Just been scrolling through some historical stock data and honestly, there's a lot we can learn from looking at what actually works in the market long-term.



You know how everyone's always chasing the next big winner? Well, turns out the most profitable stocks tend to share some pretty consistent traits. They're usually companies that stayed profitable for decades, crushed the broader market indices, and became household names. Boring? Maybe. But that's kind of the point.

I pulled together a snapshot of some of the biggest winners over time - companies like Apple, Microsoft, Alphabet, and Amazon. What's wild is how these giants started with relatively modest valuations. Apple launched its IPO around 1.8 billion in market cap. Microsoft was sitting at roughly 61 million. Now? We're talking trillions. That's the kind of compound growth that actually changes wealth.
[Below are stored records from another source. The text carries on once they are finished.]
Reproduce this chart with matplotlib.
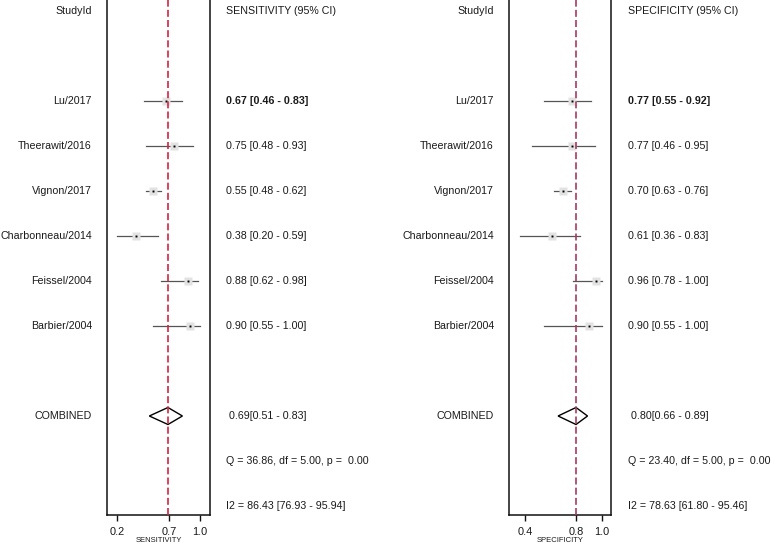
import matplotlib
matplotlib.use("Agg")
import matplotlib.pyplot as plt
from matplotlib.patches import Polygon
from matplotlib.transforms import blended_transform_factory

plt.rcParams['font.family'] = ['Liberation Sans', 'DejaVu Sans']

studies = ["Lu/2017", "Theerawit/2016", "Vignon/2017", "Charbonneau/2014",
           "Feissel/2004", "Barbier/2004"]

sens_est = [0.67, 0.75, 0.55, 0.38, 0.88, 0.90]
sens_lo = [0.46, 0.48, 0.48, 0.20, 0.62, 0.55]
sens_hi = [0.83, 0.93, 0.62, 0.59, 0.98, 1.00]
sens_comb = [0.69, 0.51, 0.83]
sens_q = "Q = 36.86, df = 5.00, p =  0.00"
sens_i2 = "I2 = 86.43 [76.93 - 95.94]"
sens_ticks = [0.2, 0.7, 1.0]
sens_ticklabels = ["0.2", "0.7", "1.0"]

spec_est = [0.77, 0.77, 0.70, 0.61, 0.96, 0.90]
spec_lo = [0.55, 0.46, 0.63, 0.36, 0.78, 0.55]
spec_hi = [0.92, 0.95, 0.76, 0.83, 1.00, 1.00]
spec_comb = [0.80, 0.66, 0.89]
spec_q = "Q = 23.40, df = 5.00, p =  0.00"
spec_i2 = "I2 = 78.63 [61.80 - 95.46]"
spec_ticks = [0.4, 0.8, 1.0]
spec_ticklabels = ["0.4", "0.8", "1.0"]

W, H = 778, 544
fig = plt.figure(figsize=(W / 100, H / 100), dpi=100)

FS = 7.7
TXT = '#1a1a1a'


def panel(ax_left, ax_right, xlim, est, lo, hi, comb, q, i2, ticks, ticklabels,
          label_right, val_left, header, axis_title, title_x, dash_color):
    ax = fig.add_axes([ax_left / W, (H - 515) / H, (ax_right - ax_left) / W, 515 / H])
    ax.set_xlim(*xlim)
    ax.set_ylim(11.2, -0.244)
    ax.spines['top'].set_visible(False)
    for s in ['left', 'right', 'bottom']:
        ax.spines[s].set_linewidth(1.1)
        ax.spines[s].set_color('#111111')
    ax.set_yticks([])
    ax.set_xticks(ticks)
    ax.set_xticklabels(ticklabels, fontsize=7.9, color=TXT)
    ax.tick_params(axis='x', length=4, width=1.0, pad=4.5, color='#111111')

    rows = [2 + i for i in range(len(est))]
    for r, e, l, h in zip(rows, est, lo, hi):
        ax.plot([l, h], [r, r], color='#555555', lw=0.9, zorder=2)
        ax.plot(e, r, marker='s', ms=5.4, mfc='#e2e2e2', mec='none', zorder=3)
        ax.plot(e, r, marker='s', ms=1.4, mfc='black', mec='none', zorder=4)

    c_est, c_lo, c_hi = comb
    hgt = 8.5 / 45
    diamond = Polygon([[c_lo, 9], [c_est, 9 - hgt], [c_hi, 9], [c_est, 9 + hgt]],
                      closed=True, facecolor='white', edgecolor='black', lw=1.0, zorder=3)
    ax.add_patch(diamond)
    ax.axvline(c_est, color=dash_color, lw=1.2, linestyle=(0, (4.2, 1.9)), zorder=5)

    tr = blended_transform_factory(fig.transFigure, ax.transData)
    ax.text(label_right / W, 0, "StudyId", transform=tr, ha='right', va='center',
            fontsize=FS, color=TXT, clip_on=False)
    ax.text(val_left / W, 0, header, transform=tr, ha='left', va='center',
            fontsize=FS, color=TXT, clip_on=False)
    for i, (r, name) in enumerate(zip(rows, studies)):
        ax.text(label_right / W, r, name, transform=tr, ha='right', va='center',
                fontsize=FS, color=TXT, clip_on=False)
        ax.text(val_left / W, r, f"{est[i]:.2f} [{lo[i]:.2f} - {hi[i]:.2f}]",
                transform=tr, ha='left', va='center', fontsize=FS, color=TXT,
                fontweight='bold' if i == 0 else 'normal', clip_on=False)
    ax.text(label_right / W, 9, "COMBINED", transform=tr, ha='right', va='center',
            fontsize=FS, color=TXT, clip_on=False)
    ax.text((val_left + 3) / W, 9, f"{c_est:.2f}[{c_lo:.2f} - {c_hi:.2f}]",
            transform=tr, ha='left', va='center', fontsize=FS, color=TXT, clip_on=False)
    ax.text(val_left / W, 10, q, transform=tr, ha='left', va='center',
            fontsize=FS, color=TXT, clip_on=False)
    ax.text(val_left / W, 11, i2, transform=tr, ha='left', va='center',
            fontsize=FS, color=TXT, clip_on=False)
    fig.text(title_x / W, 1 - 540 / H, axis_title, ha='center', va='center',
             fontsize=5.5, color=TXT)
    return ax


panel(107, 210, (0.1006, 1.0967), sens_est, sens_lo, sens_hi, sens_comb,
      sens_q, sens_i2, sens_ticks, sens_ticklabels, 92, 226,
      "SENSITIVITY (95% CI)", "SENSITIVITY", 159, '#d6223f')
panel(509, 611, (0.2766, 1.0734), spec_est, spec_lo, spec_hi, spec_comb,
      spec_q, spec_i2, spec_ticks, spec_ticklabels, 494, 628,
      "SPECIFICITY (95% CI)", "SPECIFICITY", 560, '#a83a5e')

fig.savefig("out.png", dpi=100, facecolor='white')
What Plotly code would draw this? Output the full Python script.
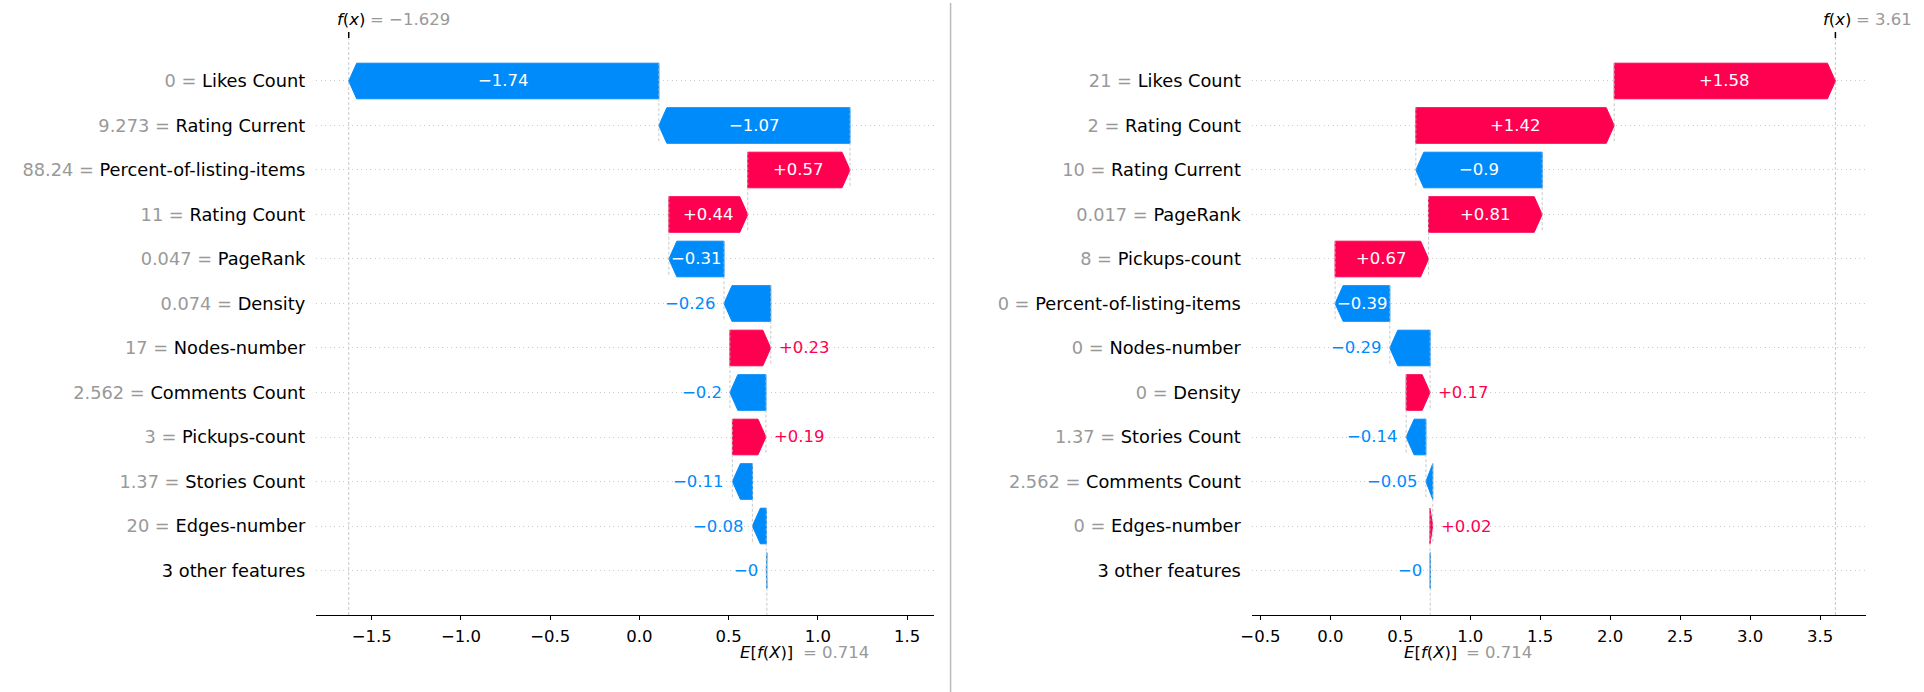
import re
import plotly.graph_objects as go

# SHAP waterfall data for two predictions (same base value)
base_value = 0.714

left_features = ["Likes Count", "Rating Current", "Percent-of-listing-items", "Rating Count",
                 "PageRank", "Density", "Nodes-number", "Comments Count", "Pickups-count",
                 "Stories Count", "Edges-number", "3 other features"]
left_feature_values = ["0", "9.273", "88.24", "11", "0.047", "0.074", "17", "2.562", "3",
                       "1.37", "20", None]
left_shap = [-1.738, -1.071, 0.573, 0.442, -0.309, -0.262, 0.229, -0.202, 0.188,
             -0.112, -0.078, -0.003]

right_features = ["Likes Count", "Rating Count", "Rating Current", "PageRank", "Pickups-count",
                  "Percent-of-listing-items", "Nodes-number", "Density", "Stories Count",
                  "Comments Count", "Edges-number", "3 other features"]
right_feature_values = ["21", "2", "10", "0.017", "8", "0", "0", "0", "1.37", "2.562", "0", None]
right_shap = [1.581, 1.418, -0.903, 0.812, 0.668, -0.391, -0.288, 0.171, -0.141,
              -0.049, 0.020, -0.002]

left_ticks = [-1.5, -1.0, -0.5, 0.0, 0.5, 1.0, 1.5]
right_ticks = [-0.5, 0.0, 0.5, 1.0, 1.5, 2.0, 2.5, 3.0, 3.5]

RED = "#ff0051"
BLUE = "#008bfb"
GRAY = "#999999"
FONT = "DejaVu Sans"
W, H = 1924, 692
FS = 16.5        # values, ticks, f(x) / E[f(X)]
FS_LABEL = 17.8  # feature names
HEAD_PX = 8
PAD_PX = 6

# rough DejaVu Sans advance widths (per 1000 em) for the value labels
CHAR_W = {".": 318, "+": 838, "\u2212": 838}


def fmt(v, spec):
    s = spec % v
    s = re.sub(r"\.?0+$", "", s)
    if s.startswith("-"):
        s = "\u2212" + s[1:]
    return s


def text_px(s):
    return sum(CHAR_W.get(c, 636) for c in s) * FS / 1000.0


ydom = [1 - 615 / H, 1 - 38 / H]
yrange = [12, -0.966]

panels = [
    dict(features=left_features, fvals=left_feature_values, shap=left_shap,
         ticks=left_ticks, xrange=[-1.811, 1.649], xdom=[307 / W, 928 / W], ax=""),
    dict(features=right_features, fvals=right_feature_values, shap=right_shap,
         ticks=right_ticks, xrange=[-0.561, 3.831], xdom=[1248 / W, 1866 / W], ax="2"),
]

fig = go.Figure()
annotations = []
shapes = []
layout_axes = {}

for p in panels:
    xa, ya = "x" + p["ax"], "y" + p["ax"]
    n = len(p["shap"])
    fx = base_value + sum(p["shap"])
    px_per_unit = (p["xdom"][1] - p["xdom"][0]) * W / (p["xrange"][1] - p["xrange"][0])
    hl = HEAD_PX / px_per_unit

    dash_x, dash_y = [], []
    loc = fx
    for r, v in enumerate(p["shap"]):
        loc -= v
        tip = loc + v
        h = min(abs(v), hl)
        color = RED if v >= 0 else BLUE
        if v >= 0:
            bx = [loc, tip - h, tip, tip - h, loc, loc]
        else:
            bx = [loc, tip + h, tip, tip + h, loc, loc]
        by = [r - 0.4, r - 0.4, r, r + 0.4, r + 0.4, r - 0.4]
        fig.add_trace(go.Scatter(x=bx, y=by, xaxis=xa, yaxis=ya, mode="lines",
                                 fill="toself", fillcolor=color,
                                 line=dict(color=color, width=1),
                                 hoverinfo="skip", showlegend=False))

        label = fmt(v, "%+0.02f")
        if abs(v) * px_per_unit > text_px(label) + 3:
            annotations.append(dict(x=loc + v / 2, y=r, xref=xa, yref=ya, text=label,
                                    showarrow=False, xanchor="center", yanchor="middle",
                                    font=dict(family=FONT, size=FS, color="white")))
        else:
            annotations.append(dict(x=tip, y=r, xref=xa, yref=ya, text=label,
                                    showarrow=False,
                                    xanchor="left" if v >= 0 else "right",
                                    xshift=PAD_PX if v >= 0 else -PAD_PX,
                                    yanchor="middle",
                                    font=dict(family=FONT, size=FS, color=color)))

        dash_x += [loc, loc, None]
        dash_y += [r - 0.4, min(r + 1.4, n), None]

    # f(x) line across the whole axis
    dash_x += [fx, fx, None]
    dash_y += [n, yrange[1], None]
    fig.add_trace(go.Scatter(x=dash_x, y=dash_y, xaxis=xa, yaxis=ya, mode="lines",
                             line=dict(color="#bbbbbb", width=0.8, dash="3px,2px"),
                             hoverinfo="skip", showlegend=False))

    # f(x) tick mark and label at the top
    shapes.append(dict(type="line", xref=xa, yref="paper", x0=fx, x1=fx,
                       y0=ydom[1], y1=ydom[1] + 6 / H, line=dict(color="black", width=1.5)))
    annotations.append(dict(x=fx, y=ydom[1], xref=xa, yref="paper",
                            text="<i>f</i>(<i>x</i>)", showarrow=False,
                            xanchor="left", yanchor="middle", xshift=-14, yshift=18,
                            font=dict(family=FONT, size=FS, color="black")))
    annotations.append(dict(x=fx, y=ydom[1], xref=xa, yref="paper",
                            text="= " + fmt(fx, "%0.03f"), showarrow=False,
                            xanchor="left", yanchor="middle", xshift=19, yshift=18,
                            font=dict(family=FONT, size=FS, color=GRAY)))

    # E[f(X)] label under the axis
    annotations.append(dict(x=base_value, y=ydom[0], xref=xa, yref="paper",
                            text="<i>E</i>[<i>f</i>(<i>X</i>)]", showarrow=False,
                            xanchor="center", yanchor="middle", yshift=-37,
                            font=dict(family=FONT, size=FS, color="black")))
    annotations.append(dict(x=base_value, y=ydom[0], xref=xa, yref="paper",
                            text="= " + fmt(base_value, "%0.03f"), showarrow=False,
                            xanchor="left", yanchor="middle", xshift=34, yshift=-37,
                            font=dict(family=FONT, size=FS, color=GRAY)))

    ticktext = []
    for name, val in zip(p["features"], p["fvals"]):
        if val is None:
            ticktext.append(name)
        else:
            ticktext.append("<span style='color:%s'>%s = </span>%s" % (GRAY, val, name))

    xkey = "xaxis" + p["ax"]
    ykey = "yaxis" + p["ax"]
    layout_axes[xkey] = dict(domain=p["xdom"], range=p["xrange"], anchor=ya,
                             showline=True, linecolor="black", linewidth=1,
                             ticks="outside", ticklen=4, tickwidth=1, tickcolor="black",
                             tickvals=p["ticks"], tickformat=".1f", ticklabelstandoff=2,
                             tickfont=dict(family=FONT, size=FS, color="black"),
                             showgrid=False, zeroline=False, fixedrange=True)
    layout_axes[ykey] = dict(domain=ydom, range=yrange, anchor=xa,
                             showline=False, ticks="", tickvals=list(range(n)),
                             ticktext=ticktext, ticklabelstandoff=10,
                             tickfont=dict(family=FONT, size=FS_LABEL, color="black"),
                             showgrid=True, gridcolor="#cccccc", gridwidth=0.8,
                             griddash="1px,3.5px", zeroline=False, fixedrange=True)

# thin divider between the two panels
shapes.append(dict(type="line", xref="paper", yref="paper", x0=945 / W, x1=945 / W,
                   y0=0, y1=1 - 3 / H, line=dict(color="#bbbbbb", width=1.5)))

fig.update_layout(
    width=W, height=H,
    margin=dict(l=0, r=0, t=0, b=0),
    paper_bgcolor="white", plot_bgcolor="white",
    font=dict(family=FONT, size=FS, color="black"),
    annotations=annotations, shapes=shapes,
    showlegend=False,
    **layout_axes,
)

fig.write_html("out.html", config={"displayModeBar": False},
               post_script="document.body.style.margin='0';")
The thing about the most profitable stocks is they're usually backed by massive institutional money. BlackRock's got positions in basically all of them - sometimes holding over a billion shares in a single company. State Street, Geode, Fisher - these aren't random names, they're the serious players who've been betting on these winners for years.

NVIDIA's an interesting case. Started at 40 million market cap, now pushing 950 billion. That's not luck - that's a company that positioned itself perfectly for where the market was heading. Same with Tesla, though obviously more volatile. These businesses actually innovate and execute.

The energy and healthcare sectors have their own monsters too. Exxon Mobil, Chevron, Eli Lilly, Johnson & Johnson - some of these companies have been around since the 1800s and they're still crushing it. That's durability.

Here's what I find most interesting though: the most profitable stocks aren't necessarily the flashiest ones. They're the ones that compound returns year after year without blowing up. Coca-Cola's been making people happy since 1886. Procter & Gamble owns half your bathroom. Walmart's in basically every town in America.

The payment networks are fascinating too - Visa and Mastercard basically own the plumbing of global commerce. That's a pretty defensible position.

If you're trying to figure out what makes a stock actually successful long-term, this is your template. Profitability, market dominance, institutional backing, and boring consistency tend to beat flashy hype every single time. That's the real lesson here.